JOE ROONEY: Children’s comedy festival takes first steps
You would think it’s easy to play for laughs to a room full of children. Joe Rooney — one of the comics on the bill at this weekend’s Funny Fest, in Dublin’s Temple Bar, which is Ireland’s first comedy festival for children — says this isn’t the case.
“The first time I played a comedy gig for children was in Glasgow, one morning. There were three acts on, and I’ve never seen acts so nervous as they were going on to do a gig for kids. Kids are very honest. They’re not going to laugh at bits that aren’t funny. Some adult audiences might be a bit nice to you, and let you away with things, but kids aren’t going to do that. If they don’t like you, they won’t just sit there, they will say it. They might put their hand up first, and then say, ‘You’re not very funny’,” Rooney says.
Rooney distinguishes the types of comedy that suit Funny Fest audiences, who are aged from six upwards, from those that suit adult audiences. “You wouldn’t be doing any irony, but I wouldn’t patronise them either. You’d use music a bit more. It’s more physical, and there’s obviously some subject matter that you wouldn’t be touching on,” he says.
Rooney, who toured Moscow and St Petersburg recently with David McSavage, says Russians don’t like risqué material about adult themes, such as sex.

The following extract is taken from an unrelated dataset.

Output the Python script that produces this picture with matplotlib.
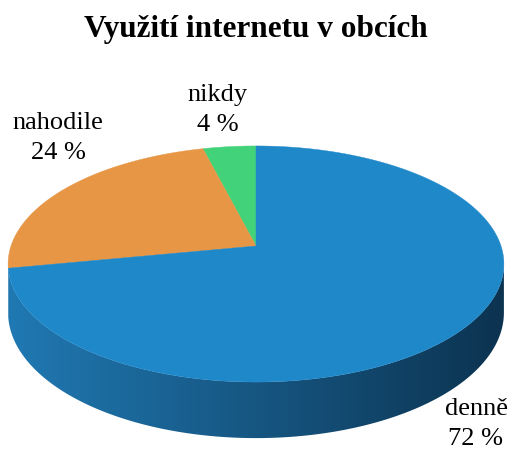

“They’re very prudish in Russia. They don’t like graphic stuff about sex. There was a fella on before me, and he was going well. Then, he did a bit about sex and it really died. When I went on, I was going really well and then I did my bit about sex and it went only OK.
“Afterwards, I was talking to these three girls and they said, ‘No, we don’t like the sex bits. The fellow before you was really young, a very handsome guy, and you can imagine him doing it, but with you it was OK’.”
He says: “It’s funny what doesn’t work. You know when you’re in a relationship and standards drop, you start weeing in front of each other. You shouldn’t do that when your wife’s brushing her teeth. Afterwards, someone told me that didn’t work, because in Russia the toilet is in a separate room to the bathroom, so you can’t wee in front of somebody.”
Rooney is familiar to television audiences for his role in Father Ted as Father Damo, the rogue who leads Dougal astray, and for several seasons in Killinaskully. He only recently took to the stage, however. Last year, he played alongside Omid Djalili in the stage adaptation of The Shawshank Redemption. The play ran at the Edinburgh Festival Fringe. Rooney’s part demanded a rather dramatic entrance onstage. “My character has to come onstage in my underwear, and that’s taken off, and he’s showered and fumigated, and then put into prison clothes. It was my first time on stage, doing a play, and I had to be in the nip for my first scene. It wasn’t actually that bad, doing it in the play. What was really nerve-racking was doing it — if you’ll forgive the pun — in dress rehearsal in front of 15 people in a gym in London.”